Wednesday, October 12, 2016

Most Americans favor marijuana legalization — except for Republicans

Over half of US states have enacted laws legalizing some form of marijuana use — either medical or recreational, or both in the cases of Colorado and Washington.

And Americans, as a unified group, favor marijuana legalization.

When asked by Pew Research, “Do you think the use of marijuana should be made legal or not?”, a whopping 57% answered yes (while just 37% responded with no).

Even when you break down Americans by age groups, every demographic from Millennials (18- to 35-year-olds) to Baby Boomers (52- to 70-year-olds) supports legalization.

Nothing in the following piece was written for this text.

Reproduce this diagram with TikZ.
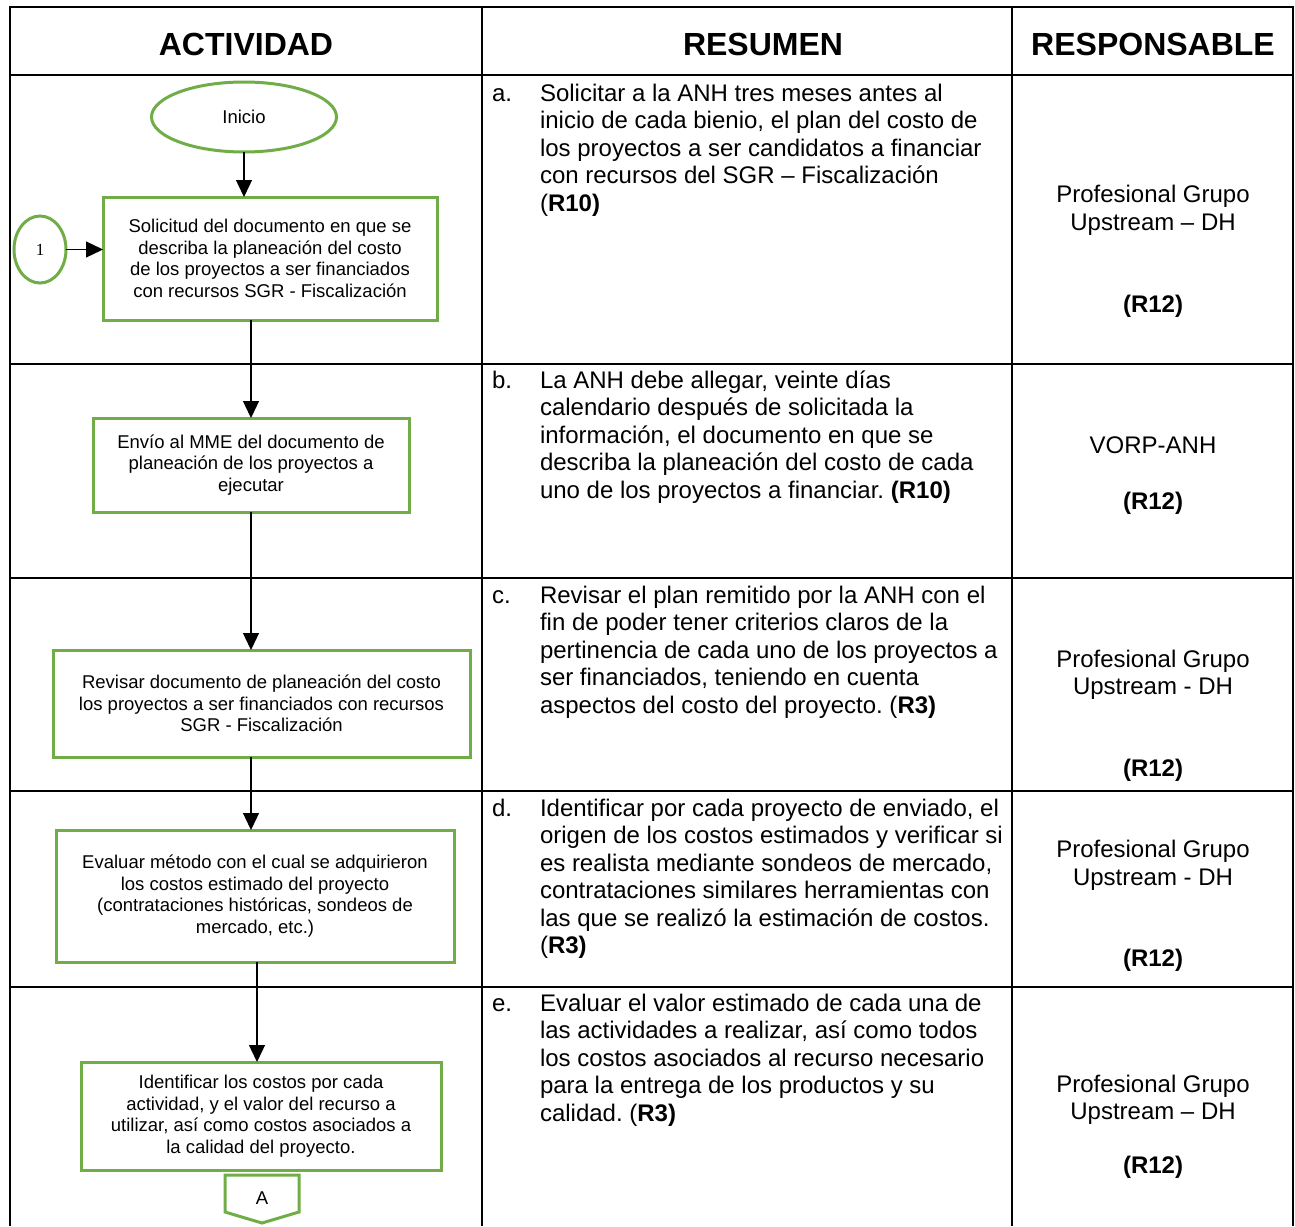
\documentclass[tikz,border=0pt]{standalone}
\usepackage{fontspec}
\setmainfont{Liberation Sans}
\newfontfamily\numfont{Liberation Serif}
\usetikzlibrary{arrows.meta,shapes.geometric}
\definecolor{flowgreen}{RGB}{112,173,71}
\newcommand{\headfont}{\fontsize{32}{36}\selectfont\bfseries}
\newcommand{\cellfont}{\fontsize{24}{27.5}\selectfont}
\newcommand{\flowfont}{\fontsize{18.5}{21.5}\selectfont}
\newcommand{\celltext}[1]{\parbox[t]{500pt}{\raggedright #1}}
\frenchspacing
\begin{document}
\begin{tikzpicture}[x=1pt,y=-1pt,inner sep=0pt,outer sep=0pt,
grid/.style={line width=2.8pt},
flowbox/.style={draw=flowgreen,rectangle,line width=3pt,align=center,font=\flowfont},
flowend/.style={draw=flowgreen,ellipse,line width=3pt,font=\flowfont},
flowline/.style={line width=1.3pt,-{Triangle[width=16pt,length=17pt]}},
head/.style={anchor=base,font=\headfont},
cell/.style={anchor=base west,font=\cellfont},
resp/.style={anchor=base,font=\cellfont}]
\useasboundingbox (0,0) rectangle (1295,1226);
% table frame
\draw[grid] (10,1226) -- (10,7) -- (1293,7) -- (1293,1226);
\draw[grid] (482,7) -- (482,1226);
\draw[grid] (1012,7) -- (1012,1226);
\foreach \y in {75,364,578,791,987}
  \draw[grid] (10,\y) -- (1293,\y);
% headings
\draw (246,55) node[head] (hact) {ACTIVIDAD};
\draw (763,55) node[head] (hres) {RESUMEN};
\draw (1153,55) node[head] (hresp) {RESPONSABLE};
% flow chart
\draw (244,117) node[flowend,minimum width=185pt,minimum height=70pt] (inicio) {Inicio};
\draw (40,249.5) node[flowend,minimum width=52pt,minimum height=67pt,font=\fontsize{17}{20}\selectfont\numfont] (con1) {1};
\draw (270,258.5) node[flowbox,minimum width=334pt,minimum height=123pt] (solic) {Solicitud del documento en que se\\ describa la planeación del costo\\ de los proyectos a ser financiados\\ con recursos SGR - Fiscalización};
\draw (251,465) node[flowbox,minimum width=316pt,minimum height=94pt] (envio) {Envío al MME del documento de\\ planeación de los proyectos a\\ ejecutar};
\draw (261.5,703.5) node[flowbox,minimum width=417pt,minimum height=107pt] (revis) {Revisar documento de planeación del costo\\ los proyectos a ser financiados con recursos\\ SGR - Fiscalización};
\draw (255,896) node[flowbox,minimum width=398pt,minimum height=132pt] (evalm) {Evaluar método con el cual se adquirieron\\ los costos estimado del proyecto\\ (contrataciones históricas, sondeos de\\ mercado, etc.)};
\draw (261,1116) node[flowbox,minimum width=360pt,minimum height=108pt] (ident) {Identificar los costos por cada\\ actividad, y el valor del recurso a\\ utilizar, así como costos asociados a\\ la calidad del proyecto.};
% off-page connector
\draw[draw=flowgreen,line width=3pt,line join=miter] (225,1175) -- (299,1175) -- (299,1212) -- (262,1223) -- (225,1212) -- cycle;
\draw (262,1198) node[font=\flowfont] (conA) {A};
\draw[flowline] (inicio) -- (inicio |- solic.north);
\draw[flowline] (con1) -- (solic.west |- con1);
\draw[flowline] (envio.north |- solic.south) -- (envio.north);
\draw[flowline] (envio.south) -- (envio.south |- revis.north);
\draw[flowline] (envio.south |- revis.south) -- (envio.south |- evalm.north);
\draw[flowline] ([xshift=2pt]evalm.south) -- ([xshift=2pt]evalm.south |- ident.north);
% summary column
\draw (492,101) node[cell] (la) {a.};
\draw (540,101) node[cell] (ra) {\celltext{Solicitar a la ANH tres meses antes al\\ inicio de cada bienio, el plan del costo de\\ los proyectos a ser candidatos a financiar\\ con recursos del SGR – Fiscalización\\ (\textbf{R10)}}};
\draw (492,388) node[cell] (lb) {b.};
\draw (540,388) node[cell] (rb) {\celltext{La ANH debe allegar, veinte días\\ calendario después de solicitada la\\ información, el documento en que se\\ describa la planeación del costo de cada\\ uno de los proyectos a financiar. \textbf{(R10)}}};
\draw (492,603) node[cell] (lc) {c.};
\draw (540,603) node[cell] (rc) {\celltext{Revisar el plan remitido por la ANH con el\\ fin de poder tener criterios claros de la\\ pertinencia de cada uno de los proyectos a\\ ser financiados, teniendo en cuenta\\ aspectos del costo del proyecto. (\textbf{R3)}}};
\draw (492,816) node[cell] (ld) {d.};
\draw (540,816) node[cell] (rd) {\celltext{Identificar por cada proyecto de enviado, el\\ origen de los costos estimados y verificar si\\ es realista mediante sondeos de mercado,\\ contrataciones similares herramientas con\\ las que se realizó la estimación de costos.\\ (\textbf{R3)}}};
\draw (492,1011) node[cell] (le) {e.};
\draw (540,1011) node[cell] (re) {\celltext{Evaluar el valor estimado de cada una de\\ las actividades a realizar, así como todos\\ los costos asociados al recurso necesario\\ para la entrega de los productos y su\\ calidad. (\textbf{R3)}}};
% responsible column
\draw (1153,202.5) node[resp] (pa1) {Profesional Grupo};
\draw (1153,230.5) node[resp] (pa2) {Upstream – DH};
\draw (1153,312.5) node[resp] (pa3) {\textbf{(R12)}};
\draw (1153,453.5) node[resp] (pb1) {VORP-ANH};
\draw (1153,509.5) node[resp] (pb2) {\textbf{(R12)}};
\draw (1153,667.5) node[resp] (pc1) {Profesional Grupo};
\draw (1153,694.5) node[resp] (pc2) {Upstream - DH};
\draw (1153,776.5) node[resp] (pc3) {\textbf{(R12)}};
\draw (1153,857.5) node[resp] (pd1) {Profesional Grupo};
\draw (1153,885.5) node[resp] (pd2) {Upstream - DH};
\draw (1153,966.5) node[resp] (pd3) {\textbf{(R12)}};
\draw (1153,1092.5) node[resp] (pe1) {Profesional Grupo};
\draw (1153,1119.5) node[resp] (pe2) {Upstream – DH};
\draw (1153,1173.5) node[resp] (pe3) {\textbf{(R12)}};
\end{tikzpicture}
\end{document}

Only one group opposes legalization — the so-called “Silent” generation (71-88-year-olds) oppose legalization 59% against to 33% in favor.

Things break apart when you start looking at people by political affiliation.

Donald Trump and Hillary Clinton

“Most Republicans (55%) oppose marijuana legalization, while 41% favor it,” Pew’s latest poll found.

Democrats, overwhelmingly, support legalization — 66% of Democratic respondents said they favor legalization, while just 30% oppose.

Notoriously, neither candidate for president favors marijuana legalization.

Clinton favors the re-classification of marijuana, but she’s not in favor of outright legalization for medical or recreational use. As Clinton’s website states: “She believes we should use alternatives to incarceration for low-level, nonviolent marijuana users, and she will reschedule marijuana from a Schedule I to a Schedule II substance.”

Trump has publicly supported medical marijuana throughout his campaign, but his policy on marijuana has shifted from one of pro-legalization to something a bit more cautious. Trump explained his approach to marijuana legalization to ABC News’ Martha Raddatz in a November 2015 interview: 

“It’s something that I’ve always said maybe it has to be looked at because we do such a poor job of policing. We don’t want to build walls. We don’t want to do anything. And if you’re not going to want to do the policing, you’re going to have to start thinking about other alternatives. But it’s not something that I would want to do.”

Regardless of the political demographics tied to marijuana legalization on a nation-wide scale, individual US states are already making moves toward legalization. A whopping nine states will vote this November on initiatives to legalize some form of marijuana use — five of those states are voting on full-on recreational legalization.